В контексте медикаментов глагол в совершенном виде выглядит странно, т. к. _принял_ подразумевает однократное действие, а _прошлый год _- слишком размытое указание на время его совершения.


----------



## Maroseika

GCRaistlin said:


> В контексте медикаментов глагол в совершенном виде выглядит странно, т. к. _принял_ подразумевает однократное действие, а _прошлый год _- слишком размытое указание на время его совершения.


Отчего же? Соверешенный вид означает не только однократное действие, но и итоговый результат: принял за весь год много лекарств, но они не помогли.


----------



## Maroseika

Gabriele8512 said:


> Поэтому, лучше сказать так:
> 
> Раньше я принимал много разных медикаментов для облегчения симптомов аллергии, но они мне не помогали.
> 
> Что скажете?
> 
> Спасибо большое!
> 
> Г.


Со словом "раньше" несовершенный вид - единственный вариант. Но можно сказать и так (подчеркнув итог длительного приема):

_Раньше я принимал много разных медикаментов для облегчения симптомов аллергии, но они мне не помогли._

Кстати, медикаменты - не очень подходящее слово, оно имеет оттенок канцелярского или узко-специального языка.
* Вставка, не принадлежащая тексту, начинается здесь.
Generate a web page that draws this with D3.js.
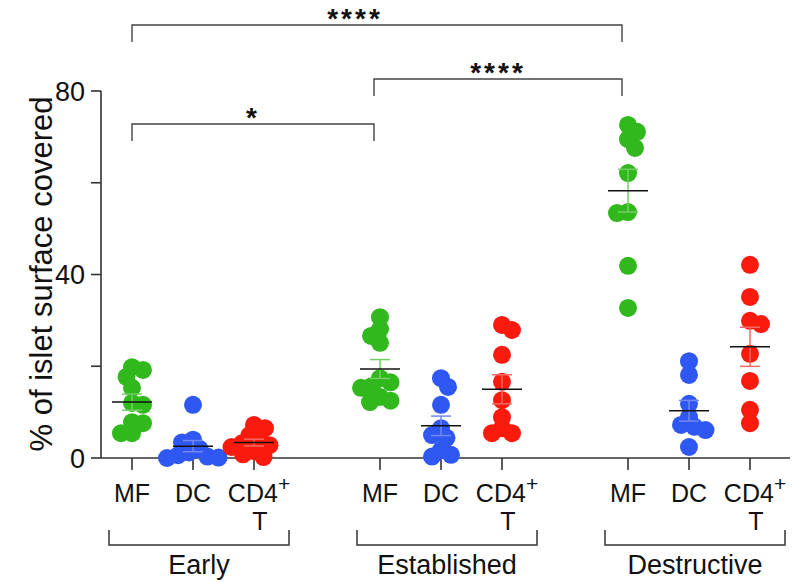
<!DOCTYPE html>
<html><head><meta charset="utf-8">
<script src="https://cdn.jsdelivr.net/npm/d3@7"></script>
<style>body{margin:0;background:#fff}svg{display:block;font-family:"Liberation Sans",Arial,Helvetica,sans-serif}</style>
</head><body><svg id="c" width="796" height="582"></svg>
<script>
// ---- data ----
const groups = ["Early", "Established", "Destructive"];
const cellTypes = ["MF", "DC", "CD4"];
const earlyMF = [19.8, 19.2, 17.7, 15.3, 12.0, 11.6, 7.8, 7.6, 5.4, 5.4];
const earlyDC = [11.6, 4.0, 3.4, 2.0, 1.2, 0.6, 0.3, 0.1, 0.0];
const earlyCD4 = [7.2, 6.5, 5.0, 4.0, 3.2, 2.8, 2.4, 1.5, 0.8, 0.2];
const establishedMF = [30.7, 28.1, 26.6, 25.1, 17.4, 16.5, 15.7, 15.3, 13.3, 12.5, 12.2];
const establishedDC = [17.4, 15.5, 11.6, 6.5, 5.0, 4.4, 1.7, 0.7, 0.3];
const establishedCD4 = [29.0, 27.9, 22.5, 16.6, 12.6, 8.9, 6.5, 5.4, 5.4];
const destructiveMF = [72.6, 71.1, 69.5, 67.6, 62.1, 53.6, 53.4, 41.9, 32.7];
const destructiveDC = [21.1, 18.1, 11.8, 8.9, 7.2, 6.8, 6.1, 2.4];
const destructiveCD4 = [42.1, 35.1, 29.9, 29.2, 22.7, 16.8, 10.5, 7.6];
const yTicks = [0, 20, 40, 60, 80];
const yTickLabels = ["0", "", "40", "", "80"];
const yLabel = "% of islet surface covered";
const comparisons = [
  {from: 0, to: 1, label: "*"},
  {from: 1, to: 2, label: "****"},
  {from: 0, to: 2, label: "****"}
];

const seriesByGroup = [
  [earlyMF, earlyDC, earlyCD4],
  [establishedMF, establishedDC, establishedCD4],
  [destructiveMF, destructiveDC, destructiveCD4]
];
const colors = ["#30b81c", "#2f57f2", "#fb1a0e"];
const barColors = ["#74cf62", "#7089f2", "#f56a62"];

// ---- layout ----
const svg = d3.select("#c");
const y = d3.scaleLinear().domain([0, 80]).range([458, 91]);
const gap = 65 / 61;
const slot = (g, c) => g * 3 + c + g * gap;
const x = d3.scaleLinear().domain([0, slot(2, 2)]).range([132, 750]);
const axisX = 101;

// y axis
svg.append("line").attr("x1", axisX).attr("x2", axisX).attr("y1", y(80)).attr("y2", y(0))
  .attr("stroke", "#333").attr("stroke-width", 1.6);
svg.selectAll(".yt").data(yTicks).join("line")
  .attr("x1", axisX - 10).attr("x2", axisX).attr("y1", d => y(d)).attr("y2", d => y(d))
  .attr("stroke", "#333").attr("stroke-width", 1.6);
svg.selectAll(".ytl").data(yTicks).join("text")
  .attr("x", axisX - 16).attr("y", d => y(d)).attr("dy", "0.36em")
  .attr("text-anchor", "end").attr("font-size", 27).attr("fill", "#111")
  .text((d, i) => yTickLabels[i]);
svg.append("text").attr("transform", `translate(52,274) rotate(-90)`)
  .attr("text-anchor", "middle").attr("font-size", 31).attr("fill", "#111").text(yLabel);

// x axis
svg.append("line").attr("x1", axisX).attr("x2", 790).attr("y1", y(0)).attr("y2", y(0))
  .attr("stroke", "#333").attr("stroke-width", 1.6);

function swarm(values, cx) {
  const pts = [];
  const D = 11;
  values.slice().sort((a, b) => b - a).forEach((v, i) => {
    const py = y(v);
    let best = 0;
    outer: for (let k = 0; k < 400; k++) {
      const s = k * 0.5;
      const cands = k === 0 ? [0] : (i % 2 ? [s, -s] : [-s, s]);
      for (const dx of cands) {
        if (pts.every(p => Math.hypot(p.x - (cx + dx), p.y - py) >= D)) { best = dx; break outer; }
      }
    }
    pts.push({x: cx + best, y: py, v});
  });
  return pts;
}

seriesByGroup.forEach((series, g) => {
  series.forEach((vals, c) => {
    const cx = x(slot(g, c));
    svg.append("line").attr("x1", cx).attr("x2", cx).attr("y1", y(0)).attr("y2", y(0) + 12)
      .attr("stroke", "#333").attr("stroke-width", 1.6);
    const pts = swarm(vals, cx);
    svg.append("g").selectAll("circle").data(pts).join("circle")
      .attr("cx", d => d.x).attr("cy", d => d.y).attr("r", 9).attr("fill", colors[c]);
    const m = d3.mean(vals);
    const sem = d3.deviation(vals) / Math.sqrt(vals.length);
    const eb = svg.append("g").attr("stroke", barColors[c]).attr("stroke-width", 1.5);
    eb.append("line").attr("x1", cx).attr("x2", cx).attr("y1", y(m + sem)).attr("y2", y(m - sem));
    [m + sem, m - sem].forEach(v => eb.append("line").attr("x1", cx - 10).attr("x2", cx + 10)
      .attr("y1", y(v)).attr("y2", y(v)));
    svg.append("line").attr("x1", cx - 20).attr("x2", cx + 20).attr("y1", y(m)).attr("y2", y(m))
      .attr("stroke", "#111").attr("stroke-width", 1.5);
    const t = svg.append("text").attr("x", c === 2 ? cx + 5 : cx).attr("y", 502)
      .attr("text-anchor", "middle").attr("font-size", 25).attr("fill", "#111");
    t.append("tspan").text(cellTypes[c]);
    if (c === 2) {
      t.append("tspan").attr("font-size", 21).attr("dy", -11).text("+");
      svg.append("text").attr("x", cx + 6).attr("y", 530).attr("text-anchor", "middle")
        .attr("font-size", 25).attr("fill", "#111").text("T");
    }
  });
  const gc = x(slot(g, 1)) + 6;
  svg.append("path").attr("d", `M${gc - 90},530V545H${gc + 90}V530`)
    .attr("fill", "none").attr("stroke", "#333").attr("stroke-width", 1.5);
  svg.append("text").attr("x", gc).attr("y", 574).attr("text-anchor", "middle")
    .attr("font-size", 27).attr("fill", "#111").text(groups[g]);
});

// significance brackets
const levels = [124, 79, 25];
comparisons.forEach((cmp, i) => {
  const x1 = x(slot(cmp.from, 0)) - (cmp.from > 0 ? 6 : 0);
  const x2 = x(slot(cmp.to, 0)) - (cmp.to > 0 ? 6 : 0);
  const ly = levels[i];
  svg.append("path").attr("d", `M${x1},${ly + 17}V${ly}H${x2}V${ly + 17}`)
    .attr("fill", "none").attr("stroke", "#444").attr("stroke-width", 1.4);
  svg.append("text").attr("x", (x1 + x2) / 2 + (i === 2 ? -22 : 0)).attr("y", ly + 3)
    .attr("text-anchor", "middle").attr("font-size", 28).attr("font-weight", "bold")
    .attr("letter-spacing", 3).attr("fill", "#111").text(cmp.label);
});
</script></body></html>
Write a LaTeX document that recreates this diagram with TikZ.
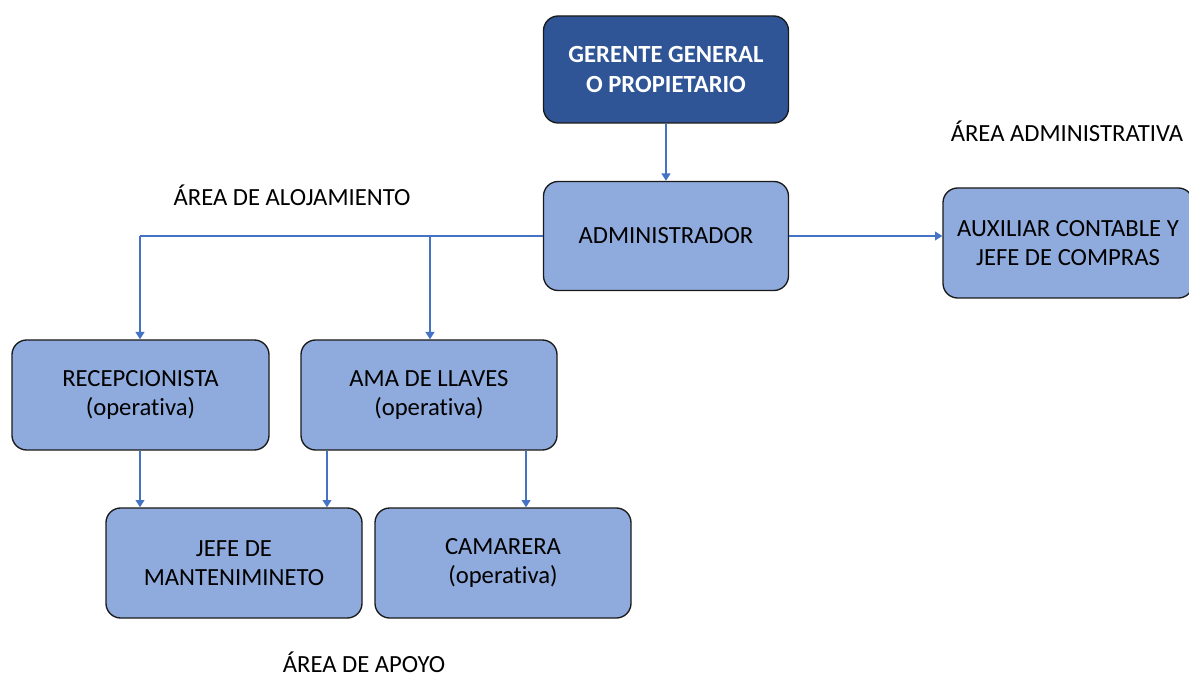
\documentclass[tikz,border=0pt]{standalone}
\usepackage{fontspec}
\setmainfont[Ligatures=NoCommon]{Carlito}
\usetikzlibrary{arrows.meta}
\definecolor{boxfill}{HTML}{8FAADC}
\definecolor{topfill}{HTML}{2F5597}
\definecolor{linecol}{HTML}{4472C4}
\definecolor{edge}{HTML}{1A1A1A}
\begin{document}
\begin{tikzpicture}[x=0.75pt,y=-0.75pt,
  box/.style={draw=edge, line width=1pt, fill=boxfill, rounded corners=11pt,
    minimum height=82.5pt, align=center, inner sep=2pt,
    font=\fontsize{18.5}{22}\selectfont},
  topbox/.style={box, fill=topfill, text=white,
    font=\fontsize{18.5}{22}\selectfont\bfseries},
  lbl/.style={font=\fontsize{18.5}{22}\selectfont, inner sep=0pt},
  conn/.style={draw=linecol, line width=1.6pt},
  arr/.style={conn, -{Triangle[width=6.5pt,length=5.5pt]}}]
\clip (0,0) rectangle (1189,677);
\fill[white] (0,0) rectangle (1189,677);
\node[topbox, minimum width=183.75pt, minimum height=80.25pt] (ger) at (666,69.5) {GERENTE GENERAL\\O PROPIETARIO};
\node[box, minimum width=183.75pt, minimum height=81.75pt] (adm) at (666,236) {ADMINISTRADOR};
\node[box, minimum width=187.5pt] (aux) at (1068,243) {AUXILIAR CONTABLE Y\\JEFE DE COMPRAS};
\node[box, minimum width=192.75pt] (rec) at (140.5,395) {RECEPCIONISTA\\(operativa)};
\node[box, minimum width=192pt] (ama) at (429,395) {AMA DE LLAVES\\(operativa)};
\node[box, minimum width=192pt] (jef) at (234,563) {JEFE DE\\MANTENIMINETO};
\node[box, minimum width=192pt] (cam) at (503,563) {CAMARERA\\(operativa)};
\node[lbl] (la) at (1067,131) {ÁREA ADMINISTRATIVA};
\node[lbl] (lb) at (292,195) {ÁREA DE ALOJAMIENTO};
\node[lbl] (lc) at (364,662) {ÁREA DE APOYO};
% connectors
\draw[arr] (ger.south) -- (adm.north);
\draw[arr] (adm.east) -- (aux.west |- adm.east);
\coordinate (c1) at (140,236);
\coordinate (c2) at (430,236);
\draw[conn] (adm.west) -- (c1);
\draw[arr] (c1) -- (c1 |- rec.north);
\draw[arr] (c2) -- (c2 |- ama.north);
\draw[arr] (rec.south -| c1) -- (c1 |- jef.north);
\coordinate (j1) at (327,508);
\coordinate (j2) at (526,508);
\draw[arr] (ama.south -| j1) -- (j1 |- jef.north);
\draw[arr] (ama.south -| j2) -- (j2 |- cam.north);
\end{tikzpicture}
\end{document}
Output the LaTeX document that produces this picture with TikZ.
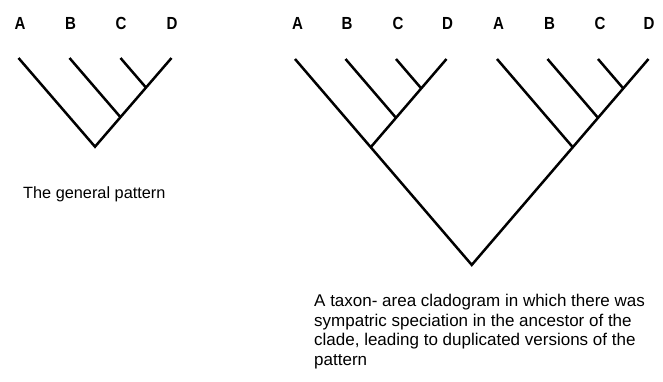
\documentclass[tikz,border=0pt]{standalone}
\usepackage{fontspec}
\setmainfont{Liberation Sans}
\newfontfamily\taxonfont{Liberation Sans Bold}[FakeStretch=0.86]
\begin{document}
\begin{tikzpicture}[x=1pt,y=-1pt,
  branch/.style={line width=2.5pt,line cap=butt,line join=miter},
  taxon/.style={font=\fontsize{17.5}{17.5}\taxonfont,anchor=base,inner sep=0pt},
  caption/.style={inner sep=0pt,align=left}]
\useasboundingbox (0,0) rectangle (663,381);
% ---- small tree ----
\coordinate (sA) at (18.5,58);
\coordinate (sB) at (69.5,58);
\coordinate (sC) at (120.5,58);
\coordinate (sD) at (171.5,58);
\coordinate (sCD) at (146,87.6);
\coordinate (sBCD) at (120.5,117.2);
\coordinate (sR) at (95,146.7);
\draw[branch] (sA) -- (sR) -- (sD);
\draw[branch] (sC) -- (sCD);
\draw[branch] (sB) -- (sBCD);
\node[taxon] (lsA) at (20,29) {A};
\node[taxon] (lsB) at (70.5,29) {B};
\node[taxon] (lsC) at (121,29) {C};
\node[taxon] (lsD) at (172,29) {D};
\node[caption,font=\fontsize{16.3}{19.5}\selectfont,anchor=base west] (cap1) at (23,198) {The general pattern};
% ---- large tree ----
\coordinate (A1) at (295,59);
\coordinate (B1) at (345.5,59);
\coordinate (C1) at (396,59);
\coordinate (D1) at (446.5,59);
\coordinate (A2) at (497,59);
\coordinate (B2) at (547.5,59);
\coordinate (C2) at (598,59);
\coordinate (D2) at (648.5,59);
\coordinate (CD1) at (421.25,88.4);
\coordinate (BCD1) at (396,117.8);
\coordinate (LR) at (370.75,147.2);
\coordinate (CD2) at (623.25,88.4);
\coordinate (BCD2) at (598,117.8);
\coordinate (RR) at (572.75,147.2);
\coordinate (R) at (471.75,264.9);
\draw[branch] (A1) -- (R) -- (D2);
\draw[branch] (D1) -- (LR);
\draw[branch] (C1) -- (CD1);
\draw[branch] (B1) -- (BCD1);
\draw[branch] (A2) -- (RR);
\draw[branch] (B2) -- (BCD2);
\draw[branch] (C2) -- (CD2);
\node[taxon] (lA1) at (297.5,29) {A};
\node[taxon] (lB1) at (347,29) {B};
\node[taxon] (lC1) at (398,29) {C};
\node[taxon] (lD1) at (447.5,29) {D};
\node[taxon] (lA2) at (498.5,29) {A};
\node[taxon] (lB2) at (549.5,29) {B};
\node[taxon] (lC2) at (600,29) {C};
\node[taxon] (lD2) at (649,29) {D};
\node[caption,font=\fontsize{17}{19.5}\selectfont,anchor=north west] (cap2) at (314,294) {A taxon- area cladogram in which there was\\sympatric speciation in the ancestor of the\\clade, leading to duplicated versions of the\\pattern};
\end{tikzpicture}
\end{document}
Обычно говорят "лекарства".


----------



## GCRaistlin

Maroseika said:


> Отчего же? Соверешенный вид означает не только однократное действие, но и итоговый результат: принял за весь год много лекарств, но они не помогли.


_Принял_ таковым не является, а _помогли_ не помогает. Усугубляет ситуацию лишнее местоимение _весь_. Без него:
_Принял за год много лекарств, но они не помогли._
лучше, однако все равно не совсем по-русски.
Принимал в течение всего года много лекарств, но они не помогали.



Gabriele8512 said:


> Раньше я принимал много разных медикаментов для облегчения симптомов аллергии, но они мне не помогали.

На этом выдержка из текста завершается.